Along with Ciorcila, Claudiu Silaghi, former vice-president of BT, Georgios Christofourou, general manager of the local subsidiary of the Bank Of Cyprus, Anastasios Isaakidis, employee of Bank Of Cyprus, as well as Mirela Silaghi, Silaghi’s wife, Dorina Marioara Cojocaru, Silaghis’s mother-in-law, Sergiu Dan Dascal, operations director at BT Securities, and Radu Codrut Jurcovan, broker at IFB Finwest, are all charged with manipulation of the stock market. Representatives of the National Securities Commission (CNVM) said last week that the transactions investigated by DIICOT involve insider trading rather than market manipulation.

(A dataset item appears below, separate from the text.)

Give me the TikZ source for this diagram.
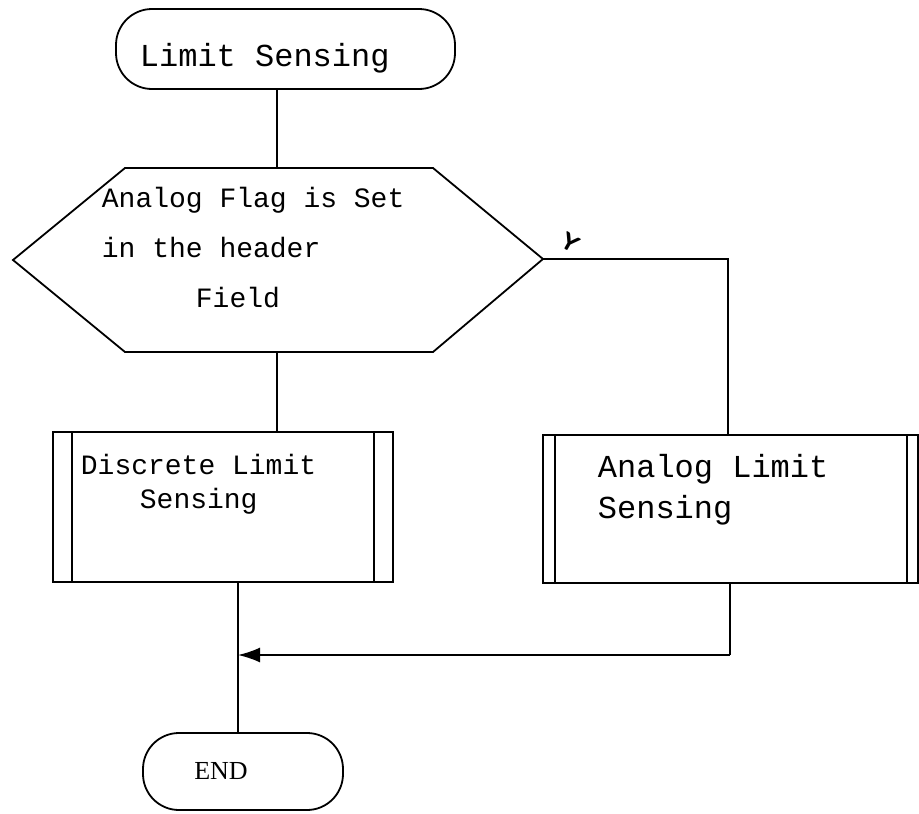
\documentclass[tikz,border=0pt]{standalone}
\usepackage{fontspec}
\setmonofont{Liberation Mono}
\newfontfamily\endfont{Liberation Serif}
\usetikzlibrary{arrows.meta}

\begin{document}
\begin{tikzpicture}[
x=1pt,y=-1pt,
line width=1.8pt,
term/.style={
  draw,
  rounded corners=36pt,
  inner sep=0pt},
predef/.style={
  draw,
  inner sep=0pt},
lbl/.style={
  font=\ttfamily\fontsize{28}{50}\selectfont,
  align=left,
  anchor=base west,
  inner sep=0pt}
]
\useasboundingbox (0,0) rectangle (919,814);
% terminals
\node[term, minimum width=339pt, minimum height=80pt] (start) at (285.5,49) {};
\node[lbl, font=\ttfamily\fontsize{32}{32}\selectfont] (startlbl) at (139,66) {Limit Sensing};
\node[term, minimum width=200pt, minimum height=77pt] (endnode) at (243,771.5) {};
\node[font=\endfont\fontsize{26}{26}\selectfont, inner sep=0pt] (endlbl) at (221,771) {END};
% decision
\draw
  (125,168) -- (277,168) coordinate (hexT) --
  (433,168) --
  (543,259) coordinate (hexR) --
  (433,352) --
  (277,352) coordinate (hexB) --
  (125,352) --
  (13,260) -- cycle;
\node[lbl] (hexlbl) at (101,307)
  {Analog Flag is Set\\in the header\\\hspace*{94pt}Field};
\node[font=\sffamily\bfseries\fontsize{24}{24}\selectfont, rotate=-30] (ylbl) at (570,243) {Y};
% predefined processes
\node[predef, minimum width=340pt, minimum height=150pt] (disc) at (223,507) {};
\node[predef, minimum width=375pt, minimum height=148pt] (analog) at (730.5,509) {};
\draw ([xshift=20pt]disc.north west) -- ([xshift=20pt]disc.south west);
\draw ([xshift=-20pt]disc.north east) -- ([xshift=-20pt]disc.south east);
\draw ([xshift=13pt]analog.north west) -- ([xshift=13pt]analog.south west);
\draw ([xshift=-12pt]analog.north east) -- ([xshift=-12pt]analog.south east);
\node[lbl, font=\ttfamily\fontsize{28}{34}\selectfont] (disclbl) at (80,508)
  {Discrete Limit\\\hspace*{59pt}Sensing};
\node[lbl, font=\ttfamily\fontsize{32}{41}\selectfont] (analoglbl) at (597,518)
  {Analog Limit\\Sensing};
% connectors
\coordinate (turn) at (728,259);
\coordinate (back) at (730,655);
\coordinate (join) at (238,655);
\draw (start.south -| hexT) -- (hexT);
\draw (hexB) -- (hexB |- disc.north);
\draw (hexR) -- (turn) -- (turn |- analog.north);
\draw (analog.south -| back) -- (back);
\draw[-{Latex[length=22pt,width=15pt]}] (back) -- (join);
\draw (disc.south -| join) -- (endnode.north -| join);
\end{tikzpicture}
\end{document}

According to DIICOT, the defendants allegedly used privileged information to create unfair trading conditions, thus manipulating the supply and demand of BT shares. Claudiu Silaghi, member of the BT board of directors and one of the bank’s founding members, acquired between May and December last year 43,646,740 BT shares (BSE:TLV) worth RON 74,797,448 (approximately EUR 17.6 million), through his 74-year-old mother-in-law’s account. On December 7, he sold a 33.6 million share package out of this account to the Bank of Cyprus Public Company Limited for RON 80,640,000 (approximately EUR 19 million). Prosecutors claim that Silaghi acted on privileged information as he knew as early as the autumn of 2008 that Bank of Cyprus intended to buy BT shares. Ciorcila is accused of having sold to the Bank of Cyprus on the same day 8,918,671 BT shares worth RON 21,404,762 (approximately EUR 5 million) through Dodworth Limited, an offshore company headquartered in Cyprus, which he owns.

Ciorcila and Silaghi allegedly obtained the information regarding Bank of Cyprus’s intention to buy BT shares from Christofourou and Isaakidis who also transacted BT shares.

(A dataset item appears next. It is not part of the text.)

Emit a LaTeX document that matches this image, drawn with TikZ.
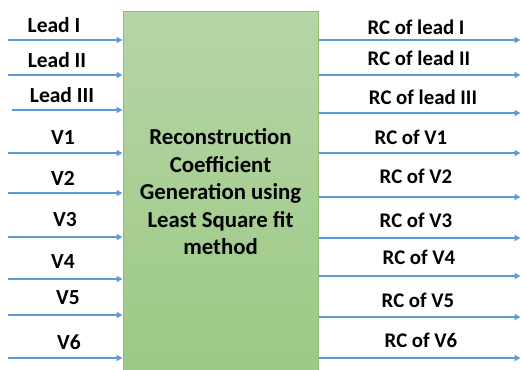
\documentclass[tikz,border=0pt]{standalone}
\usepackage{fontspec}
\setmainfont{Carlito}
\usetikzlibrary{arrows.meta}
\definecolor{arrblue}{HTML}{5B9BD5}
\definecolor{gtop}{HTML}{B5D5A6}
\definecolor{gbot}{HTML}{9CC985}
\definecolor{gborder}{HTML}{8CBF70}
\tikzset{
  arr/.style={draw=arrblue, line width=1.7pt, -{Triangle[length=6pt,width=6pt]}},
  lab/.style={font=\fontsize{21.5}{24}\selectfont\bfseries, inner sep=0pt},
  rlab/.style={font=\fontsize{20.8}{24}\selectfont\bfseries, inner sep=0pt},
  mainbox/.style={draw=gborder, line width=1pt, top color=gtop, bottom color=gbot,
    minimum width=195pt, minimum height=360pt, inner sep=0pt,
    align=center, font=\fontsize{22.8}{27.5}\selectfont\bfseries}
}
\begin{document}
\begin{tikzpicture}[x=1pt,y=1pt]
\useasboundingbox (0,0) rectangle (521,-369);
\node[mainbox] (box) at (220.5,-192) {Reconstruction\\Coefficient\\Generation using\\Least Square fit\\method};
% left inputs
\foreach \n/\t/\lx/\ly/\ay/\sx in {
  a/Lead I/54/-25/-40/8,
  b/Lead II/57/-60/-75/8,
  c/Lead III/62/-95/-110/12,
  d/V1/63/-138/-153/8,
  e/V2/63/-178/-193/8,
  f/V3/65/-220/-237/8,
  g/V4/63/-262/-279/8,
  h/V5/68/-298/-315/8,
  i/V6/69/-342/-358/8}{
  \node[lab] (in\n) at (\lx,\ly) {\t};
  \coordinate (s\n) at (\sx,\ay);
  \draw[arr] (s\n) -- (s\n -| box.west);
}
% right outputs
\foreach \n/\t/\lx/\ly/\ay in {
  a/RC of lead I/416/-27/-40,
  b/RC of lead II/419/-58/-75,
  c/RC of lead III/423/-97/-113,
  d/RC of V1/411/-137/-153,
  e/RC of V2/416/-176/-197,
  f/RC of V3/416/-220/-238,
  g/RC of V4/419/-257/-276,
  h/RC of V5/418/-300/-317,
  i/RC of V6/421/-340/-358}{
  \node[rlab] (out\n) at (\lx,\ly) {\t};
  \coordinate (e\n) at (520.5,\ay);
  \draw[arr] (e\n -| box.east) -- (e\n);
}
\end{tikzpicture}
\end{document}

According to media reports, Silaghi sold 3.2 percent of his BT shares in September 2009 for EUR 13.2 million but the buyer’s identity was not revealed at the time. The transactions took place through the Cluj subsidiary of IFB Finwest and BT Securities, BT’s brokerage company. In December, Bank of Cyprus reported that it held 9.6 percent of BT.

“The accusations brought against me are unsubstantiated. I haven’t done anything illegal,” Ciorcila said in an official statement last Monday. He added that he was convinced that the trial would clear him.

DIICOT prosecutors have also said that the charges have nothing to do and should not be associated with the activity of BT and Bank of Cyprus. This position, as well as the defendants’ presumption of innocence, was affirmed by representatives of the two financial institutions.

Following the media announcement of the charges, the bank’s shares were suspended from trading on the Bucharest Stock Exchange for a short period on Monday. The share price then fell 3.5 percent on Monday and Tuesday, to RON 1.35 per share, but had recovered by the end of the week. On Friday, BT shares were traded for an average price of RON 1.45 per share.